Not only did the Fighting Tigers face a team loaded with talent, they had to do it with an additional handicap.

"We looked like a M*A*S*H unit in the hotel (Friday) night. We're not making any excuses. We battled them. I have been more proud of this team than any team I've coached. They don't know the word quit," coach Zornes said.

Walker, a second team All-Ohio selection, said after the game that Ironton's physical style was a factor.

"The refs let them get away with a lot. It was pretty physical. They knew what they could do and they did it," said Walker who drew a technical foul for arguing with an official.

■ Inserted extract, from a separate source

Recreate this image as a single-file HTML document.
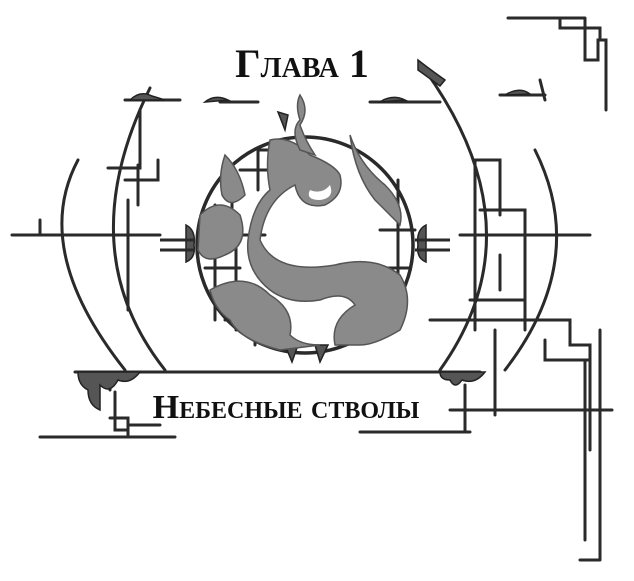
<!DOCTYPE html>
<html><head><meta charset="utf-8"><style>
html,body{margin:0;padding:0;background:#fff}
svg{display:block}
text{font-family:"Liberation Serif",serif;font-weight:bold;fill:#111}
</style></head><body>
<svg width="634" height="581" viewBox="0 0 634 581" xmlns="http://www.w3.org/2000/svg">
<g fill="none" stroke="#2a2a2a" stroke-width="3" stroke-linecap="round">
<!-- top-right corner frame -->
<path d="M508 18 H585 M560 18 V28 H585 M585 18 V28 M585 28 V60 H598 V40 H606 V110"/>
<path d="M570 28 H600 V40"/>
<!-- left arcs -->
<path d="M165 370 Q70 250 150 88"/>
<path d="M125 370 Q30 250 78 160"/>
<!-- right arcs -->
<path d="M440 370 Q540 230 425 70"/>
<path d="M505 370 Q590 260 535 150"/>
<!-- left grids -->
<path d="M125 180 H158 V160 M108 168 H140 V110 M138 165 V205 M128 200 V310 M12 235 H160 M40 235 V220"/>
<path d="M125 100 H180 M220 102 H258"/>
<!-- right grids -->
<path d="M475 160 V330 M475 160 H500 V215 M480 210 H525 V330 M460 235 H590 M500 255 V290 M470 300 H525 M430 320 H570 V345 H590 V450 M570 320 V345 M600 330 V560 M580 560 H600 M585 360 V540 M545 340 V360 H590"/>
<path d="M370 102 H440 M500 95 H545 M540 80 L545 100"/>
<!-- band -->
<path d="M75 372 H480"/>
<path d="M95 372 V400 M110 372 V390"/>
<path d="M40 437 H175 M115 392 V430 H127 M110 418 H128 V437 M130 425 H160"/>
<path d="M360 432 H470 M465 385 V432 M450 410 H612 M495 415 V330"/>
<!-- circle -->
<circle cx="305" cy="245" r="108" stroke-width="3.5"/>
<path d="M215 205 V320 M212 235 H265 M236 225 V330 M225 320 H255 V345 M240 170 H275 M258 150 V190 M258 150 H280 M232 180 V220 M205 268 H240"/>
<path d="M398 180 V300 M380 230 H415 M375 265 V335 M375 268 H410 M350 330 H370 V290"/>
</g>
<!-- dark ornaments -->
<g fill="#555" stroke="#222" stroke-width="1.5">
<path d="M78 372 H140 Q130 385 118 380 Q110 395 100 385 V410 Q88 405 88 390 Q78 385 78 372Z"/>
<path d="M440 372 H485 Q475 385 462 380 Q455 390 450 380 Q440 380 440 372Z"/>
<path d="M130 100 Q140 90 152 96 L165 100Z"/>
<path d="M205 102 Q215 94 228 100Z"/>
<path d="M380 102 Q392 94 405 100Z"/>
<path d="M505 95 Q520 86 530 94Z"/>
<path d="M186 225 Q196 230 194 245 Q196 258 186 262 Z"/>
<path d="M426 225 Q416 230 418 245 Q416 258 426 262 Z"/>
<path d="M278 112 L288 115 L285 130 Z"/>
<path d="M418 60 Q428 68 445 80 L440 86 Q425 75 418 70Z"/>
<path d="M285 345 L298 345 L292 362Z M315 345 L328 345 L320 362Z"/>
</g>
<g stroke="#2a2a2a" stroke-width="3" fill="none">
<path d="M160 240 H195 M160 250 H195 M415 240 H450 M415 250 H450"/>
</g>
<!-- smoke -->
<g fill="#8a8a8a" stroke="#555" stroke-width="1.5">
<path d="M270 140 Q290 135 310 155 Q335 165 340 175 Q345 195 325 205 Q300 210 295 185 Q265 200 260 240 Q275 275 335 265 Q375 255 400 275 Q415 300 400 330 Q375 345 360 345 L335 345 Q330 320 355 305 Q345 290 320 300 Q290 305 270 290 Q245 270 248 240 Q252 205 270 190 Q265 165 270 140Z"/>
<path d="M210 290 Q245 270 270 295 Q295 310 290 335 Q300 345 320 345 L280 350 Q240 340 230 320 Q215 310 210 290Z"/>
<path d="M200 215 Q220 195 240 215 Q250 245 225 255 Q205 265 198 250Z"/>
<path d="M225 155 Q240 170 245 195 Q230 210 222 195 Q218 175 225 155Z"/>
<path d="M350 135 Q360 165 385 185 Q405 205 400 225 Q390 215 375 200 Q355 175 350 135Z"/>
<path d="M300 95 Q310 110 300 125 Q305 140 315 155 L300 150 Q290 130 300 120 Q295 105 300 95Z"/>
</g>
<g fill="#fff">
<path d="M330 185 Q322 195 310 190 Q305 200 320 200 Q335 198 330 185Z"/>
</g>
<text x="302" y="77" text-anchor="middle" font-size="40" style="font-variant:small-caps">Глава 1</text>
<text x="286" y="418" text-anchor="middle" font-size="34" style="font-variant:small-caps">Небесные стволы</text>
</svg>
</body></html>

Ironton, 26-1 and ranked No. 2 in the final Associated Press poll, was led by the 6-4 Howard with 28 points and Dennis Gagai with 22 points, seven rebounds and three assists. Both made the all-tournament team and both agreed that the physical play was to the Fighting Tigers' advantage.

"Friday prepared us because (Archbold) was stronger and more physical (than North College Hill)," Gagai said. "We had chances to win other than just those at the end of the game."

Howard dominated despite standing in the Trojans' forest of the 6-11 Keenan Ellis, the 6-7 Walker and the 6-5 Mayo. He said the Fighting Tigers ignored predictions that called for a 20-point or more win by North College Hill. The Trojans did not have a tournament win of less than 15 points.

"They weren't very strong. We knew we could play with them. We didn't care what the media said. Coach told us 'Don't be scared. Play with heart.' We did everything we felt we could do," Howard said.

Besides the inside play, coach Zornes said the shooting of Gagai and the all-around play of Brigham Waginger were critical toward Ironton's chances.

"Brigham had two steals in a row. I think he picked O.J. and Butler. They started to panic a little," coach Zornes said. "Dennis kept making big plays and hitting big shots."

But coach Zornes said North College Hill (27-1) showed why it was recently ranked No. 21 in the USA Today poll.

"They stepped up and made the big plays and that was the bottom line," coach Zornes said. "They're very good."